What can GIS do for you?
GIS is being integrated into almost every sphere of realism. It gives us the power to correlate information based on different aspects.
With the help of GIS, we can precisely analyze geographic and demographic information and can make deft policy decisions. For example, predicting climatic change, impact assessments, disaster management and mitigation, archaeology, agriculture and comparative analysis.
The government bodies also use the geographic information system to understand the real picture of things for robust planning. Like flood plain mapping, traffic route planning, property identification, parcel boundaries, infrastructure assessment and development, population catchment, asset mapping, strategic planning etc.
For the business side of things, it is used to analyze site planning, new store locations, retail market survey, customer survey, consumer profiling and supply chain management.
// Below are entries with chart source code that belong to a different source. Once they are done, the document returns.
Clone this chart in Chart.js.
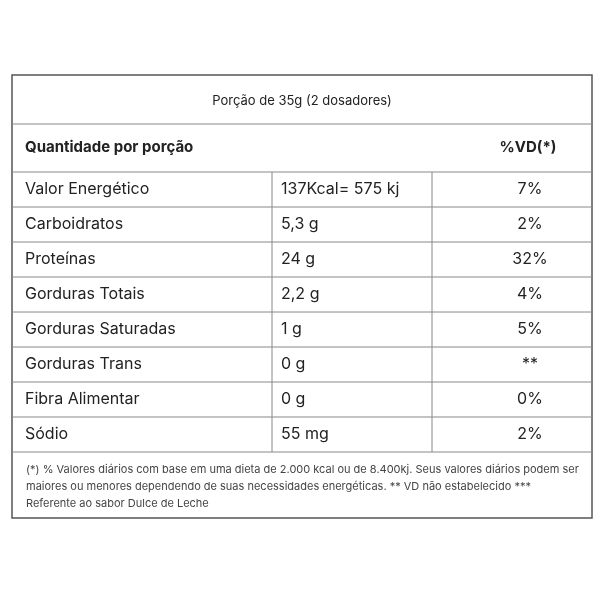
<!DOCTYPE html>
<html>
<head>
<meta charset="utf-8">
<script src="https://cdn.jsdelivr.net/npm/chart.js@4"></script>
<style>body{margin:0;background:#fff}</style>
</head>
<body>
<canvas id="tabela" width="600" height="600"></canvas>
<script>
var porcao = 'Porção de 35g (2 dosadores)';
var nutrientes = ['Valor Energético', 'Carboidratos', 'Proteínas', 'Gorduras Totais',
  'Gorduras Saturadas', 'Gorduras Trans', 'Fibra Alimentar', 'Sódio'];
var quantidades = ['137Kcal= 575 kj', '5,3 g', '24 g', '2,2 g', '1 g', '0 g', '0 g', '55 mg'];
var vd = ['7%', '2%', '32%', '4%', '5%', '**', '0%', '2%'];
var rodape = [
  '(*) % Valores diários com base em uma dieta de 2.000 kcal ou de 8.400kj. Seus valores diários podem ser',
  'maiores ou menores dependendo de suas necessidades energéticas. ** VD não estabelecido ***',
  'Referente ao sabor Dulce de Leche'
];

var desenhaTabela = {
  id: 'desenhaTabela',
  afterDraw: function(chart) {
    var c = chart.ctx, x = chart.scales.x, y = chart.scales.y;
    function px(v) { return x.getPixelForValue(v); }
    function py(v) { return y.getPixelForValue(v); }
    c.save();
    // moldura
    c.strokeStyle = '#555'; c.lineWidth = 1.5;
    c.strokeRect(px(12), py(75), px(592) - px(12), py(518) - py(75));
    c.strokeStyle = '#888'; c.lineWidth = 1;
    function linha(x1, y1, x2, y2) {
      c.beginPath(); c.moveTo(px(x1), py(y1)); c.lineTo(px(x2), py(y2)); c.stroke();
    }
    var topo = 172, passo = 35;
    linha(12, 124, 592, 124);
    linha(12, topo, 592, topo);
    for (var i = 1; i <= nutrientes.length; i++) linha(12, topo + passo * i, 592, topo + passo * i);
    linha(272, topo, 272, topo + passo * nutrientes.length);
    linha(432, topo, 432, topo + passo * nutrientes.length);

    c.fillStyle = '#222'; c.textBaseline = 'middle';
    c.font = '13px Inter'; c.textAlign = 'center';
    c.fillText(porcao, px(302), py(101));
    c.font = 'bold 15px Inter'; c.textAlign = 'left';
    c.fillText('Quantidade por porção', px(25), py(147));
    c.textAlign = 'center';
    c.fillText('%VD(*)', px(528), py(147));
    c.font = '16px Inter';
    nutrientes.forEach(function(n, i) {
      var yy = topo + passo * i + passo / 2;
      c.textAlign = 'left';
      c.fillText(n, px(25), py(yy));
      c.fillText(quantidades[i], px(281), py(yy));
      c.textAlign = 'center';
      c.fillText(vd[i], px(530), py(yy));
    });
    c.font = '11px Inter'; c.fillStyle = '#444'; c.textAlign = 'left';
    rodape.forEach(function(t, i) { c.fillText(t, px(26), py(470 + 17 * i)); });
    c.restore();
  }
};

new Chart(document.getElementById('tabela').getContext('2d'), {
  type: 'scatter',
  data: { datasets: [{ data: [] }] },
  options: {
    responsive: false,
    animation: false,
    layout: { padding: 0 },
    plugins: { legend: { display: false }, tooltip: { enabled: false } },
    scales: {
      x: { type: 'linear', min: 0, max: 600, display: false },
      y: { type: 'linear', min: 0, max: 600, reverse: true, display: false }
    }
  },
  plugins: [desenhaTabela]
});
</script>
</body>
</html>
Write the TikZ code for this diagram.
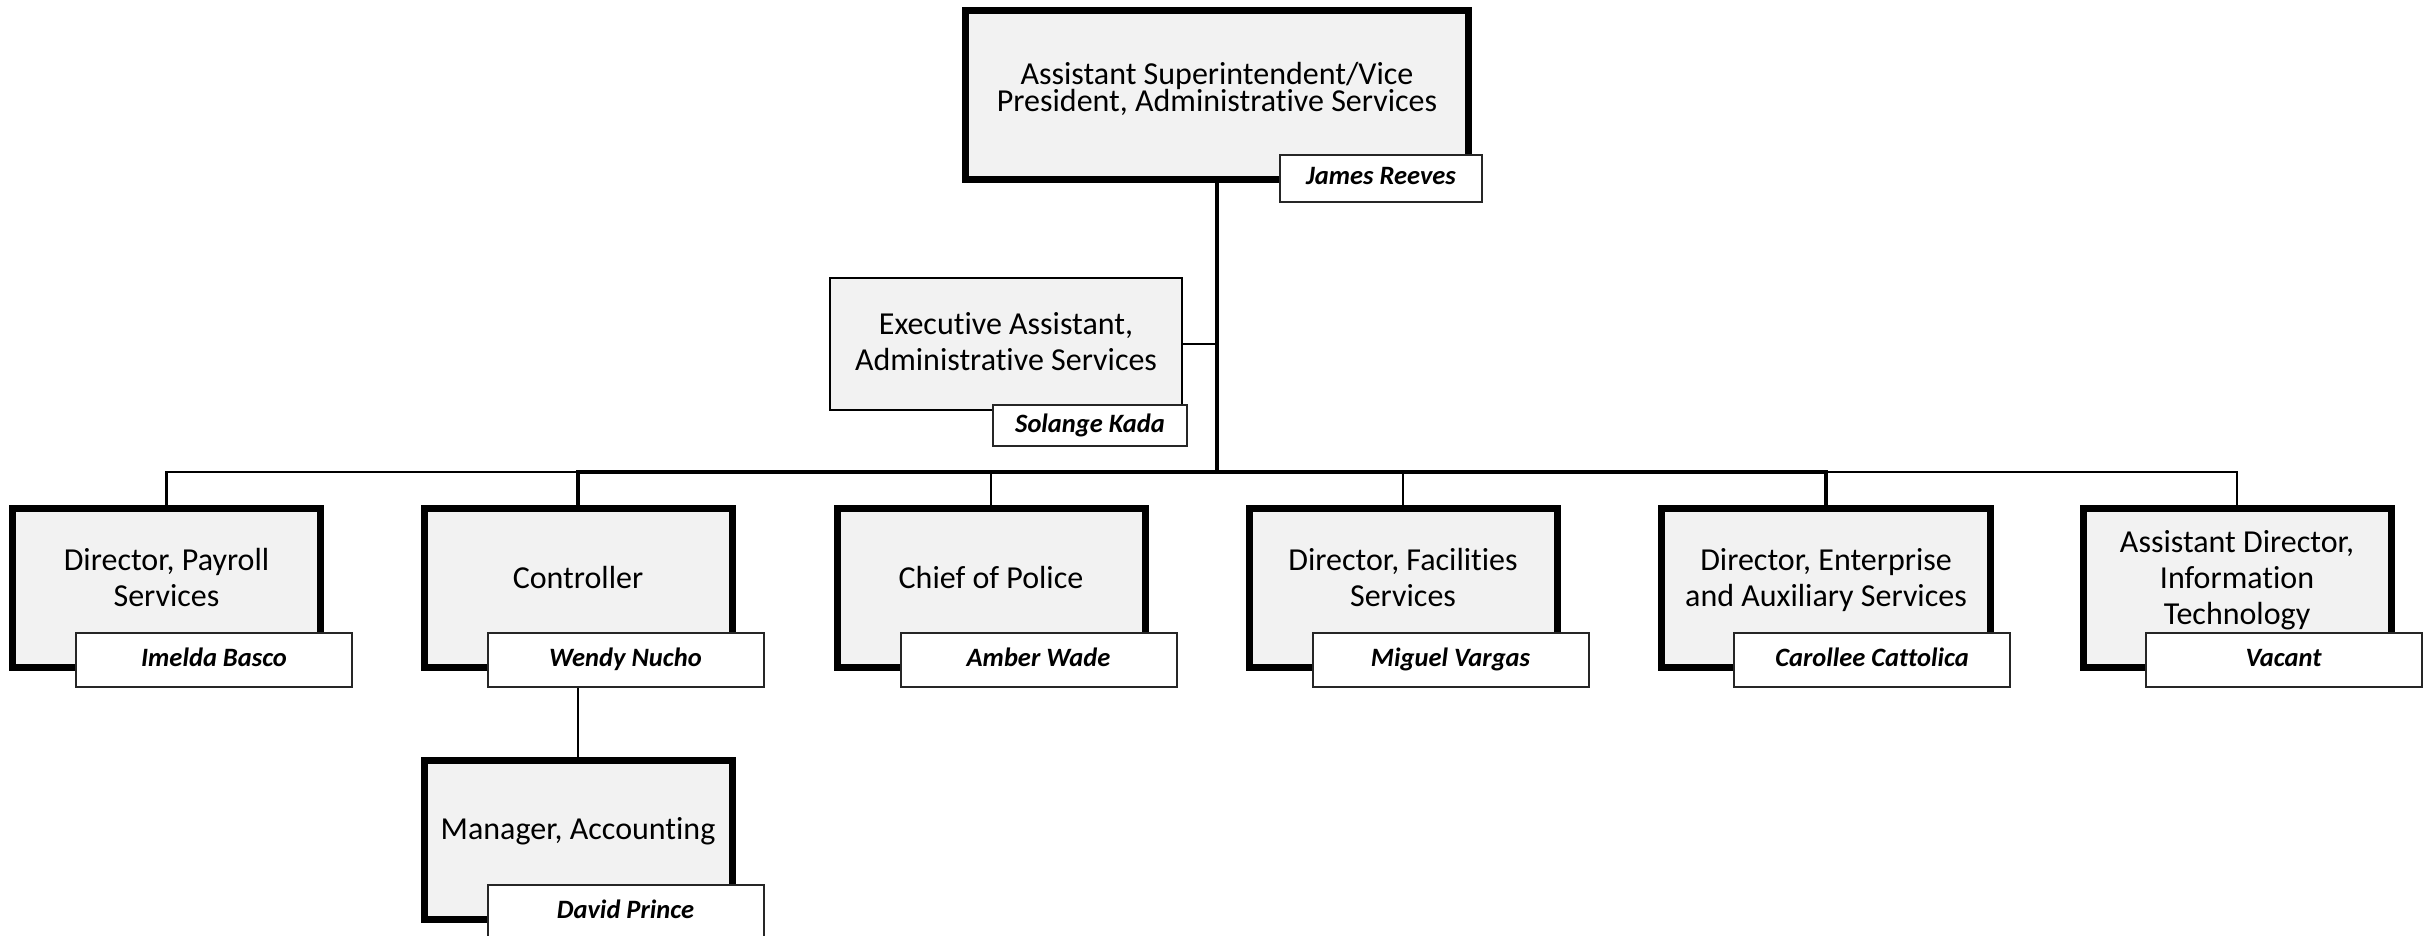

While agriculture maps out soil types, vegetation mapping, identification of geomorphology to understand where erosion will occur due to sea level rise and storm activity, available agriculture land. Media also uses GIS to communicate the stories with maps and target advertising campaigns.
GIS itself is a vast and interesting concept. We can use this technology everywhere, say urban planning, accident analysis, wetland mapping, determining land use, telecom sector, dairy industry, tourism information and fisheries industry.
Every sector can benefit from GIS technique where complex analysis is needed and critical decisions are to be taken. It is very essential that every developing country should use GIS system to manage its planning as GIS provides significant amount of learning and understanding about how things work collectively, and how it will function within the present system.
The Power of Mapping
A geographic information system (GIS) lets us visualize, question, analyse, and interpret data to understand relationships, patterns, and trends.
GIS benefits organizations of all sizes and in almost every industry. There is a growing interest in and awareness of the economic and strategic value of GIS. GIS represents in every sense “the power of mapping.”